Visualization of Poincaré Embeddings

M. Nickel and D. Kiela proposed Poincaré Embeddings for learning hierarchical representations (NIPS’17).

One of their tasks consists in embedding words in the Poincaré ball as to preserve entailment links.

Consider a symbolic dataset of words and directed edges (u,v) between them, indicating that u is a subconcept of v. Optimize the following

Training loss

\mathcal{L}(\Theta) = \sum_{(u,v)\in\mathcal D}\log\left(\frac{e^{-d(u,v)}}{\sum_{w\in\mathcal{N}(u)} e^{-d(u,w)}} \right)

\Theta denotes word embeddings parameters,
\mathcal D denotes observed entailment links (u,v),
\mathcal N(u):= \{v\ \mid\ (u,v)\ \notin\ \mathcal D\}\ \cup\ \lbrace u\rbrace is the set of negative parents of u.
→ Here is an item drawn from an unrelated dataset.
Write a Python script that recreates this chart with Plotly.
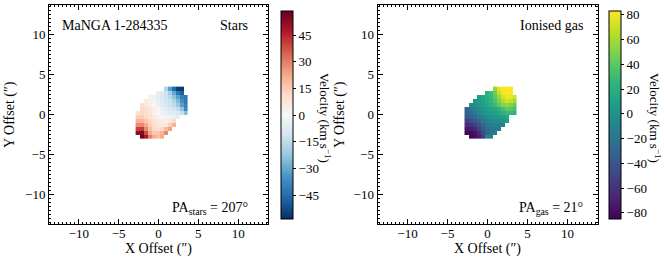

In order to better understand the training dynamics induced by this model, we decided to visualize it in 2D, for the mammal subtree of the WordNet hierarchy.

Hyperbolic case

Using the Poincaré disk distance for d, and optimizing parameters using Riemannian SGD, for embeddings in dimension 2, yields the following dynamics:

Euclidean case

In comparison, using the Euclidean distance for d and optimizing parameters using SGD, for embeddings in dimension 2, yields the following dynamics:

In both simulations, initialization was done with a burn-in phase, i.e. with small learning rate, as suggested by Nickel and Kiela.